Volume 15, Issue 4: Femina
Boys and Sports
Yes, you read the header right. I really am writing a column about why sons should be in sports. And, yes, this is a column for
wives and mothers, not for husbands and dads. I feel qualified to address this subject because I put in hundreds (I'm not
exaggerating) of hours in the bleachers. Soccer, t-ball, baseball, lacrosse, basketball, track, football (did I forget anything?) we did them
all. (And I'm not including my daughter's track, basketball, and volleyball here. That will come up in another column.) And I may
as well mention it here: invest in one of those little cushy seats to take with you to all the games. Bleachers are very uncomfortable.
I am one of those moms who is a strong proponent of boys in sports. Call me a cheerleader if you will (though I never had
the pom-poms). I will tell you why: it is good for them. Sports can teach boys important things that Mom cannot teach them.
And moms can learn a thing or two about their sons by having them involved in sports. But some moms are jumpy about their sons
being in sports. It doesn't seem very spiritual for them to be
tackling someone, or stealing a ball or a base, or
hitting an opponent (or being hit) with a lacrosse stick. In fact, it doesn't sound very spiritual to have an
Well, let's think about these things like grownups. I'm going to give you three (or four) good reasons for boys (your sons
in fact) to be involved in sports. I'm sure there are many more reasons, but this is a short column, and I will lay out my own
motherly thoughts on the subject.
First of all, the way I see it, boys need to learn how to take a hit. Christian men need to be fighters. After all, in
Christendom there is a battle going on. Young boys need to be trained in many areas beyond academics if they are going to be skilled in
battle. For starters, they need to be tough, not whiners, moaners, wimps, or shirkers. In sports they learn to take a hit. And I learned
how to take a hit from my vantage point in the bleachers when my son took a hit. (Third and thirty-five against the defending
state champions. Screen pass. He met three defenders at the marker. Went on top, through the crowd cable, into and then under
the bleachers.) We do not want the church populated with men who cry when they fall down. If they are pushed around on the
basketball court, they will learn how to "suck it up" and "blow it out," as my son-in-law says. When they look at the gigantic size of
the other team and see how completely understaffed they are, they will find courage to overcome. Men need to be protectors
and fighters. Sports are a good way to introduce them to the idea. It is not a
real war, but it is good training for the real ones.

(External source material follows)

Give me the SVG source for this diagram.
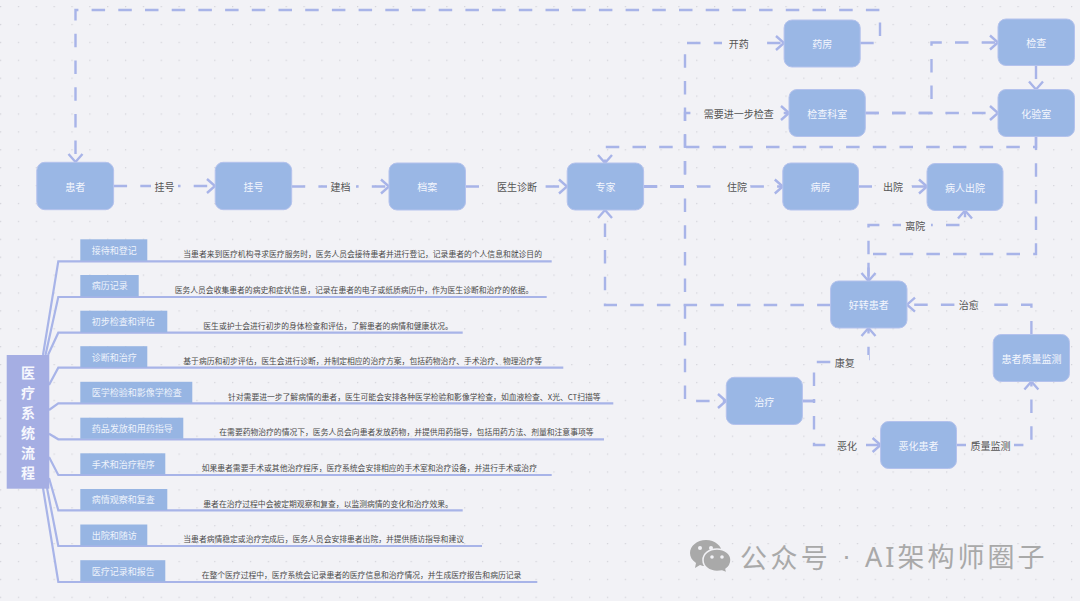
<svg xmlns="http://www.w3.org/2000/svg" width="1080" height="601" viewBox="0 0 1080 601">
<style>
text{font-family:"Noto Sans CJK SC","Liberation Sans",sans-serif}
.n rect{fill:#9ab7e5;stroke:#b4c2ed;stroke-width:1}
.n text{fill:#f4f6fd;font-size:10px;text-anchor:middle;dominant-baseline:central}
.c{fill:none;stroke:#a8b4e8;stroke-width:2.400;stroke-dasharray:13.5 13.2}
.h{marker-end:url(#a)}
.lb rect{fill:#f2f2f6}
.lb text{fill:#555;font-size:10px;text-anchor:middle;dominant-baseline:central}
.b{fill:none;stroke:#a8b4e8;stroke-width:2.200}
.s rect{fill:#97b5e3}
.s text{fill:#eef3fb;font-size:9px;dominant-baseline:central}
.d{fill:#4a4a4a;font-size:7.8px;dominant-baseline:central}
.w{fill:#a9a9a9;font-size:27px;dominant-baseline:central}
</style>
<defs>
<pattern id="p" x="0" y="6" width="17.85" height="17.9" patternUnits="userSpaceOnUse"><circle cx="0.7" cy="0.7" r="0.6" fill="#c9c9d0"/></pattern>
<marker id="a" markerUnits="userSpaceOnUse" markerWidth="20" markerHeight="20" refX="10" refY="10" orient="auto"><path d="M2 3L10 10L2 17" fill="none" stroke="#a8b4e8" stroke-width="2.400"/></marker>
</defs>
<rect width="1080" height="601" fill="#f2f2f6"/>
<rect width="1080" height="601" fill="url(#p)"/>

<g id="connectors">
<path class="c h" d="M860.2 43H880V10H75.5V162"/>
<path class="c h" d="M113.6 186H215"/>
<path class="c h" d="M291.7 186.5H389"/>
<path class="c h" d="M465.5 186.5H567"/>
<path class="c h" d="M643.6 186.5H782.8"/>
<path class="c h" d="M643.6 186.5H685V43H784"/>
<path class="c h" d="M643.6 186.5H685V113H789"/>
<path class="c h" d="M643.6 186.5H685V401H726"/>
<path class="c h" d="M865.3 113H998"/>
<path class="c h" d="M865.3 113H931.5V42.5H998"/>
<path class="c h" d="M1036 65.5V89.5"/>
<path class="c h" d="M1036 136.5V147H605V163"/>
<path class="c h" d="M1036 136.5V254H868.5V281"/>
<path class="c h" d="M858.5 186.5H927"/>
<path class="c h" d="M868.5 281V225H965V210.5"/>
<path class="c h" d="M830.6 305H605V210"/>
<path class="c h" d="M1031.4 334.5V304.7H907"/>
<path class="c h" d="M956.5 445H1031.4V381.5"/>
<path class="c h" d="M802.4 401H814V362H868.5V328"/>
<path class="c h" d="M802.4 401H814V445H880.6"/>
</g>

<g id="edge-labels" class="lb">
<rect x="151" y="179" width="27" height="14"/><text x="164.5" y="186">挂号</text>
<rect x="327" y="179" width="29" height="14"/><text x="340.5" y="186.5">建档</text>
<rect x="491" y="179" width="52" height="14"/><text x="517" y="186.5">医生诊断</text>
<rect x="712" y="179" width="38" height="14"/><text x="737" y="186.5">住院</text>
<rect x="722" y="36" width="32" height="14"/><text x="738.7" y="43">开药</text>
<rect x="698" y="106" width="81" height="14"/><text x="738.7" y="113">需要进一步检查</text>
<rect x="876" y="179" width="35" height="14"/><text x="893" y="186.5">出院</text>
<rect x="901" y="218" width="30" height="14"/><text x="915.3" y="225">离院</text>
<rect x="955" y="297" width="29" height="14"/><text x="968.7" y="304.5">治愈</text>
<rect x="832" y="355" width="37" height="14"/><text x="844.8" y="362">康复</text>
<rect x="826" y="438" width="40" height="14"/><text x="847" y="445">恶化</text>
<rect x="966" y="438" width="48" height="14"/><text x="990.4" y="445">质量监测</text>
</g>

<g id="n-huanzhe" class="n"><rect x="36.8" y="162.3" width="76.8" height="47.4" rx="8"/><text x="75.2" y="186">患者</text></g>
<g id="n-guahao" class="n"><rect x="215.2" y="162.3" width="76.5" height="47.4" rx="8"/><text x="253.5" y="186">挂号</text></g>
<g id="n-dangan" class="n"><rect x="389" y="163" width="76.5" height="47" rx="8"/><text x="427.2" y="186.5">档案</text></g>
<g id="n-zhuanjia" class="n"><rect x="567.2" y="163" width="76.4" height="47" rx="8"/><text x="605.4" y="186.5">专家</text></g>
<g id="n-yaofang" class="n"><rect x="784.1" y="20" width="76.1" height="47" rx="8"/><text x="822.2" y="43.5">药房</text></g>
<g id="n-jianchakeshi" class="n"><rect x="789" y="89.5" width="76.3" height="47" rx="8"/><text x="827.2" y="113">检查科室</text></g>
<g id="n-jiancha" class="n"><rect x="998" y="19" width="76.5" height="46.5" rx="8"/><text x="1036.2" y="42.3">检查</text></g>
<g id="n-huayanshi" class="n"><rect x="998" y="89.5" width="76.5" height="47" rx="8"/><text x="1036.2" y="113">化验室</text></g>
<g id="n-bingfang" class="n"><rect x="782.8" y="163" width="75.7" height="47" rx="8"/><text x="820.6" y="186.5">病房</text></g>
<g id="n-chuyuan" class="n"><rect x="927" y="163.5" width="76" height="47" rx="8"/><text x="965" y="187">病人出院</text></g>
<g id="n-haozhuan" class="n"><rect x="830.6" y="281" width="76.4" height="47" rx="8"/><text x="868.8" y="304.5">好转患者</text></g>
<g id="n-zhiliao" class="n"><rect x="726.3" y="377.3" width="76.1" height="47.2" rx="8"/><text x="764.3" y="401">治疗</text></g>
<g id="n-ehua" class="n"><rect x="880.6" y="421.5" width="75.9" height="47" rx="8"/><text x="918.5" y="445">恶化患者</text></g>
<g id="n-jiance" class="n"><rect x="993.2" y="334.5" width="76.3" height="47" rx="8"/><text x="1031.4" y="358">患者质量监测</text></g>

<g id="mindmap-branches">
<path class="b" d="M43 355L58.3 261.3H551.7"/>
<path class="b" d="M45.5 355L58.3 297H546.7"/>
<path class="b" d="M48 355L58.3 332.7H462.7"/>
<path class="b" d="M49 385L58.3 367.7H563.3"/>
<path class="b" d="M49 410L58.3 403.3H613.3"/>
<path class="b" d="M49 433.7L58.3 439.3H604"/>
<path class="b" d="M49 457L58.3 475H551.7"/>
<path class="b" d="M49 478L58.3 510.3H462.7"/>
<path class="b" d="M47 488L58.3 546H482"/>
<path class="b" d="M43 488L58.3 582H537.3"/>
</g>

<g id="root"><rect x="6.7" y="355" width="42.6" height="133.7" fill="#a5aee3"/>
<g fill="#f6f7fd" font-size="14px" font-weight="700" text-anchor="middle" dominant-baseline="central">
<text x="28" y="372">医</text><text x="28" y="392">疗</text><text x="28" y="412">系</text><text x="28" y="432">统</text><text x="28" y="452">流</text><text x="28" y="472">程</text></g></g>

<g id="t1" class="s"><rect x="80.3" y="239.3" width="67" height="21.5"/><text x="91.7" y="250">接待和登记</text></g>
<g id="t2" class="s"><rect x="80.3" y="275" width="58.4" height="21.5"/><text x="91.7" y="285.8">病历记录</text></g>
<g id="t3" class="s"><rect x="80.3" y="310.7" width="87" height="21.5"/><text x="91.7" y="321.5">初步检查和评估</text></g>
<g id="t4" class="s"><rect x="80.3" y="346.2" width="67" height="21"/><text x="91.7" y="357">诊断和治疗</text></g>
<g id="t5" class="s"><rect x="80.3" y="381.8" width="112" height="21"/><text x="91.7" y="392.7">医学检验和影像学检查</text></g>
<g id="t6" class="s"><rect x="80.3" y="417.7" width="103" height="21"/><text x="91.7" y="428.5">药品发放和用药指导</text></g>
<g id="t7" class="s"><rect x="80.3" y="453.3" width="85" height="21"/><text x="91.7" y="464">手术和治疗程序</text></g>
<g id="t8" class="s"><rect x="80.3" y="489" width="87" height="21"/><text x="91.7" y="499.7">病情观察和复查</text></g>
<g id="t9" class="s"><rect x="80.3" y="524.5" width="67" height="21"/><text x="91.7" y="535.5">出院和随访</text></g>
<g id="t10" class="s"><rect x="80.3" y="560.2" width="85" height="21.3"/><text x="91.7" y="571">医疗记录和报告</text></g>

<g id="descriptions">
<text class="d" x="183.3" y="253.3">当患者来到医疗机构寻求医疗服务时，医务人员会接待患者并进行登记，记录患者的个人信息和就诊目的</text>
<text class="d" x="174.7" y="289.3">医务人员会收集患者的病史和症状信息，记录在患者的电子或纸质病历中，作为医生诊断和治疗的依据。</text>
<text class="d" x="203.3" y="325">医生或护士会进行初步的身体检查和评估，了解患者的病情和健康状况。</text>
<text class="d" x="183.3" y="360.3">基于病历和初步评估，医生会进行诊断，并制定相应的治疗方案，包括药物治疗、手术治疗、物理治疗等</text>
<text class="d" x="228" y="396">针对需要进一步了解病情的患者，医生可能会安排各种医学检验和影像学检查，如血液检查、X光、CT扫描等</text>
<text class="d" x="219.3" y="431.7">在需要药物治疗的情况下，医务人员会向患者发放药物，并提供用药指导，包括用药方法、剂量和注意事项等</text>
<text class="d" x="201.7" y="467.3">如果患者需要手术或其他治疗程序，医疗系统会安排相应的手术室和治疗设备，并进行手术或治疗</text>
<text class="d" x="203.3" y="503">患者在治疗过程中会被定期观察和复查，以监测病情的变化和治疗效果。</text>
<text class="d" x="183.3" y="538.7">当患者病情稳定或治疗完成后，医务人员会安排患者出院，并提供随访指导和建议</text>
<text class="d" x="201.7" y="574.3">在整个医疗过程中，医疗系统会记录患者的医疗信息和治疗情况，并生成医疗报告和病历记录</text>
</g>

<g id="watermark">
<path d="M706 540c9 0 16 6 16 13c0 7-7 13-16 13c-2 0-4 0-6 -1l-5 3l1-5c-4-3-6-6-6-10c0-7 7-13 16-13z" fill="#a9a9a9"/>
<circle cx="700" cy="548" r="2" fill="#f2f2f6"/><circle cx="711" cy="548" r="2" fill="#f2f2f6"/>
<path d="M717 549c8 0 14 5 14 11c0 4-2 7-5 9l1 4l-5-2c-2 .5-3 .5-5 .5c-8 0-14-5-14-11.500s6-11 14-11z" fill="#a9a9a9" stroke="#f2f2f6" stroke-width="1.500"/>
<circle cx="712" cy="557" r="1.800" fill="#f2f2f6"/><circle cx="722" cy="557" r="1.800" fill="#f2f2f6"/>
<text class="w" x="740" y="556" letter-spacing="3.400">公众号</text>
<text class="w" x="846.500" y="556" text-anchor="middle" style="font-family:'Liberation Sans',sans-serif">·</text>
<text class="w" x="865" y="556" letter-spacing="3" style="font-family:'Noto Sans','Noto Sans CJK SC',sans-serif">AI架构师圈子</text>
</g>
</svg>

Secondly, competing in sports requires discipline, and discipline is good. Boys need to run and run and run until they
don't think they can run any more, and then they need to run some more. This is why it is such a blessing to have a coach who thinks
boys need to do this. If a coach allows them to take a little breather if their side hurts, they won't do so well in the world of real
fighting. A good and godly coach is a huge blessing. Moms don't make good coaches because they want to have cookie-and milk breaks,
and they want to call the boys inside when it starts to rain. (We make far better cheerleaders and far better cookies.) My son had to
get up early to make it to six a.m. basketball practice every morning in the dead of winter when it was cold and very dark. He was
tired when he went to bed at night. He had two-a-days in football in the heat of August, and he slept very well. He had to learn to
do what his coach told him to do, no matter what he thought of it. This is a good lesson for a son to learn. Sports teach sons the
discipline of obeying authority and pushing their bodies to do what they are told even when those bodies are tired.
But sports do more than this. They also teach your sons how to work with a team, how to submit to authority, how to
encourage the slow guy, how to hit hard. And they teach patience. Time on the bench can be sanctifying too. This can teach humility
and endurance, just so long as the time on the bench is not for poor conduct. But that can be a lesson also. I love a coach who will
not stand for any slackness. I love a coach who calls a player to the bench who is not doing what he is told. I love a coach who will not
let a kid play who was late for practice or who was show-boating on the court. That is a great coach.
Sports are also very revealing. You see how your son is doing spiritually. And you see how
you are doing spiritually. Is he throwing a tantrum when he doesn't get to play? Are you? Is he a crummy loser? Are you? Is he crying when he falls down? Are you? Is
he kicking the ball in anger when he misses a shot? Is he passing the ball on the court or is he trying to get all the points himself? Is
he playing dirty or giving the ref a bad time? Sports can show you all too plainly where your son's weak points really are, in front of
you and everybody.
Finally, sports can give your son something to be proud of and something for you to be proud of as well. That's right.
There can be a godly satisfaction and delight in catching the fly ball, in passing the scoring touchdown, in running a really good race.
This is the way God made us.
And one last thing. Moms, don't treat your sons like they are daughters. I am with you when you say you don't want your
girls playing football. But a son is a totally different animal. Overprotective mothers can end up destroying their sons. We want our
sons to be tough and strong, able to handle heavy weather without being snapped in two. If we keep them in the
temperature-regulated greenhouse of home, they will not grow up to be like "saplings grown up in their youth" (Psalm 144).